DATASET EXTRACT:
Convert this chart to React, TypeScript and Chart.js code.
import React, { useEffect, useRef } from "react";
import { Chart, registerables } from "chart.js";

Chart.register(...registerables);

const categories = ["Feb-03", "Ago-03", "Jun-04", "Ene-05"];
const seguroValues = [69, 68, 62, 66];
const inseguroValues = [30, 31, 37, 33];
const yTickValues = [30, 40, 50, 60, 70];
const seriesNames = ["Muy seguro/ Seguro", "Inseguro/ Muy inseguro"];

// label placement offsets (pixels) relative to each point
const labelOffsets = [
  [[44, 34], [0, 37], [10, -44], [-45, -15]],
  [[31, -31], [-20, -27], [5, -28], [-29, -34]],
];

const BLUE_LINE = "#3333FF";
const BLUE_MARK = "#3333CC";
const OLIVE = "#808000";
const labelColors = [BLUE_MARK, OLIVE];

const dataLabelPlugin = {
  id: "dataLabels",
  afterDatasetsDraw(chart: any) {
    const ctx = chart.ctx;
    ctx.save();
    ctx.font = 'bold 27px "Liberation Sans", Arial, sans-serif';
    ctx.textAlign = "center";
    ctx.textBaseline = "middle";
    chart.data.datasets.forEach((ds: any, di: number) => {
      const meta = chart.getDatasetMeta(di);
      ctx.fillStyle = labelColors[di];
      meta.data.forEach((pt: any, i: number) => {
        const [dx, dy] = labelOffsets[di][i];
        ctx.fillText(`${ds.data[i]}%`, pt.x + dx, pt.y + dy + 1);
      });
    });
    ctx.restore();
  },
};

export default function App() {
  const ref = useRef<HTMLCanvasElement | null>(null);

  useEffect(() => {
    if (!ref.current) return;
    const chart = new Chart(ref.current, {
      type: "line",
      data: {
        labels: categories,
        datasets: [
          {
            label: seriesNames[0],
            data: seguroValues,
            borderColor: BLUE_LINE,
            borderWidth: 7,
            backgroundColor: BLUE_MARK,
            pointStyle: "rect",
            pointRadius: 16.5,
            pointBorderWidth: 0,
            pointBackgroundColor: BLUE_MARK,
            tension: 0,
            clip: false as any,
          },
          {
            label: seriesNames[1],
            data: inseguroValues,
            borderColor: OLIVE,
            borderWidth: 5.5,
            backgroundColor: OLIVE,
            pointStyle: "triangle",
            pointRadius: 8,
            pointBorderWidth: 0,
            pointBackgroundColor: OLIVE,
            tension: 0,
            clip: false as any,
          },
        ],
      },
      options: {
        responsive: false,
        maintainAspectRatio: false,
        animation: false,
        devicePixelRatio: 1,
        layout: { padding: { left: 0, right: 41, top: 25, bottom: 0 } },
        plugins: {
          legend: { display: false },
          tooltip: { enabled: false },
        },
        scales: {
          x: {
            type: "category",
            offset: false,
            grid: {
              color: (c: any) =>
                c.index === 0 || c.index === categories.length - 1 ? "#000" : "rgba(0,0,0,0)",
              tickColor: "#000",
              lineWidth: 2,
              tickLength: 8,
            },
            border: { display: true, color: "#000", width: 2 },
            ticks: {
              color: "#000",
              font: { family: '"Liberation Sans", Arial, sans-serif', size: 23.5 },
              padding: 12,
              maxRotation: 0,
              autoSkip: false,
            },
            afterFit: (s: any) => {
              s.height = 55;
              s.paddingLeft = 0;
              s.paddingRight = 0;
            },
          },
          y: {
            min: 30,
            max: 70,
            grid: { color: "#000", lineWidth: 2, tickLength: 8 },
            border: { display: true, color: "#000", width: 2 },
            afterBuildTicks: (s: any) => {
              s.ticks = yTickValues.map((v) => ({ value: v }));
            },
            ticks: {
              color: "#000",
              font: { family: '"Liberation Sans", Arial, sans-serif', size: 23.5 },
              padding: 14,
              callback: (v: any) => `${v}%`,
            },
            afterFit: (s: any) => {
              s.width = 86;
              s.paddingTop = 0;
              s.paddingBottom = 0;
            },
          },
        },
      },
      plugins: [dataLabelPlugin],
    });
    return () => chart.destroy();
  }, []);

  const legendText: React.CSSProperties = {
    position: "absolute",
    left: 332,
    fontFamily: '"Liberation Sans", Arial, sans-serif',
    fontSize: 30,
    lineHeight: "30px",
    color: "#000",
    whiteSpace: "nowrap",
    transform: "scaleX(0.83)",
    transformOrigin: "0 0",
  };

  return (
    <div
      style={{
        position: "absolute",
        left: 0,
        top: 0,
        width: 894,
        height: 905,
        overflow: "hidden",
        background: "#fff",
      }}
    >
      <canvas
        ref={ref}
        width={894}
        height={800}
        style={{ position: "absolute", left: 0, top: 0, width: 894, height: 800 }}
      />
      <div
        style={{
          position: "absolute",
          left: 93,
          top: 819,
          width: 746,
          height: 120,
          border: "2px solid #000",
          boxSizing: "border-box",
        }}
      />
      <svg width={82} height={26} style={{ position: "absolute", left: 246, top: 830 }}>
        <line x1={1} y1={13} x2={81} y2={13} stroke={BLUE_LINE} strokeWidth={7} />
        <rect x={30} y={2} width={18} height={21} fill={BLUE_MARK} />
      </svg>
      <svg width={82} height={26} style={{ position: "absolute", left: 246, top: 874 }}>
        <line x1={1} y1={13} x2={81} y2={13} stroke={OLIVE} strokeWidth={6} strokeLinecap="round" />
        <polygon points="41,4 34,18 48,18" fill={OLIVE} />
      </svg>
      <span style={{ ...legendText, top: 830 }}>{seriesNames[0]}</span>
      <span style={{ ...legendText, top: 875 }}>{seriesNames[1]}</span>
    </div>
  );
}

WHAT YOU WILL DO:
Please return the data above exactly as given.

EXERCISE RESPONSE:
Convert this chart to React, TypeScript and Chart.js code.
import React, { useEffect, useRef } from "react";
import { Chart, registerables } from "chart.js";

Chart.register(...registerables);

const categories = ["Feb-03", "Ago-03", "Jun-04", "Ene-05"];
const seguroValues = [69, 68, 62, 66];
const inseguroValues = [30, 31, 37, 33];
const yTickValues = [30, 40, 50, 60, 70];
const seriesNames = ["Muy seguro/ Seguro", "Inseguro/ Muy inseguro"];

// label placement offsets (pixels) relative to each point
const labelOffsets = [
  [[44, 34], [0, 37], [10, -44], [-45, -15]],
  [[31, -31], [-20, -27], [5, -28], [-29, -34]],
];

const BLUE_LINE = "#3333FF";
const BLUE_MARK = "#3333CC";
const OLIVE = "#808000";
const labelColors = [BLUE_MARK, OLIVE];

const dataLabelPlugin = {
  id: "dataLabels",
  afterDatasetsDraw(chart: any) {
    const ctx = chart.ctx;
    ctx.save();
    ctx.font = 'bold 27px "Liberation Sans", Arial, sans-serif';
    ctx.textAlign = "center";
    ctx.textBaseline = "middle";
    chart.data.datasets.forEach((ds: any, di: number) => {
      const meta = chart.getDatasetMeta(di);
      ctx.fillStyle = labelColors[di];
      meta.data.forEach((pt: any, i: number) => {
        const [dx, dy] = labelOffsets[di][i];
        ctx.fillText(`${ds.data[i]}%`, pt.x + dx, pt.y + dy + 1);
      });
    });
    ctx.restore();
  },
};

export default function App() {
  const ref = useRef<HTMLCanvasElement | null>(null);

  useEffect(() => {
    if (!ref.current) return;
    const chart = new Chart(ref.current, {
      type: "line",
      data: {
        labels: categories,
        datasets: [
          {
            label: seriesNames[0],
            data: seguroValues,
            borderColor: BLUE_LINE,
            borderWidth: 7,
            backgroundColor: BLUE_MARK,
            pointStyle: "rect",
            pointRadius: 16.5,
            pointBorderWidth: 0,
            pointBackgroundColor: BLUE_MARK,
            tension: 0,
            clip: false as any,
          },
          {
            label: seriesNames[1],
            data: inseguroValues,
            borderColor: OLIVE,
            borderWidth: 5.5,
            backgroundColor: OLIVE,
            pointStyle: "triangle",
            pointRadius: 8,
            pointBorderWidth: 0,
            pointBackgroundColor: OLIVE,
            tension: 0,
            clip: false as any,
          },
        ],
      },
      options: {
        responsive: false,
        maintainAspectRatio: false,
        animation: false,
        devicePixelRatio: 1,
        layout: { padding: { left: 0, right: 41, top: 25, bottom: 0 } },
        plugins: {
          legend: { display: false },
          tooltip: { enabled: false },
        },
        scales: {
          x: {
            type: "category",
            offset: false,
            grid: {
              color: (c: any) =>
                c.index === 0 || c.index === categories.length - 1 ? "#000" : "rgba(0,0,0,0)",
              tickColor: "#000",
              lineWidth: 2,
              tickLength: 8,
            },
            border: { display: true, color: "#000", width: 2 },
            ticks: {
              color: "#000",
              font: { family: '"Liberation Sans", Arial, sans-serif', size: 23.5 },
              padding: 12,
              maxRotation: 0,
              autoSkip: false,
            },
            afterFit: (s: any) => {
              s.height = 55;
              s.paddingLeft = 0;
              s.paddingRight = 0;
            },
          },
          y: {
            min: 30,
            max: 70,
            grid: { color: "#000", lineWidth: 2, tickLength: 8 },
            border: { display: true, color: "#000", width: 2 },
            afterBuildTicks: (s: any) => {
              s.ticks = yTickValues.map((v) => ({ value: v }));
            },
            ticks: {
              color: "#000",
              font: { family: '"Liberation Sans", Arial, sans-serif', size: 23.5 },
              padding: 14,
              callback: (v: any) => `${v}%`,
            },
            afterFit: (s: any) => {
              s.width = 86;
              s.paddingTop = 0;
              s.paddingBottom = 0;
            },
          },
        },
      },
      plugins: [dataLabelPlugin],
    });
    return () => chart.destroy();
  }, []);

  const legendText: React.CSSProperties = {
    position: "absolute",
    left: 332,
    fontFamily: '"Liberation Sans", Arial, sans-serif',
    fontSize: 30,
    lineHeight: "30px",
    color: "#000",
    whiteSpace: "nowrap",
    transform: "scaleX(0.83)",
    transformOrigin: "0 0",
  };

  return (
    <div
      style={{
        position: "absolute",
        left: 0,
        top: 0,
        width: 894,
        height: 905,
        overflow: "hidden",
        background: "#fff",
      }}
    >
      <canvas
        ref={ref}
        width={894}
        height={800}
        style={{ position: "absolute", left: 0, top: 0, width: 894, height: 800 }}
      />
      <div
        style={{
          position: "absolute",
          left: 93,
          top: 819,
          width: 746,
          height: 120,
          border: "2px solid #000",
          boxSizing: "border-box",
        }}
      />
      <svg width={82} height={26} style={{ position: "absolute", left: 246, top: 830 }}>
        <line x1={1} y1={13} x2={81} y2={13} stroke={BLUE_LINE} strokeWidth={7} />
        <rect x={30} y={2} width={18} height={21} fill={BLUE_MARK} />
      </svg>
      <svg width={82} height={26} style={{ position: "absolute", left: 246, top: 874 }}>
        <line x1={1} y1={13} x2={81} y2={13} stroke={OLIVE} strokeWidth={6} strokeLinecap="round" />
        <polygon points="41,4 34,18 48,18" fill={OLIVE} />
      </svg>
      <span style={{ ...legendText, top: 830 }}>{seriesNames[0]}</span>
      <span style={{ ...legendText, top: 875 }}>{seriesNames[1]}</span>
    </div>
  );
}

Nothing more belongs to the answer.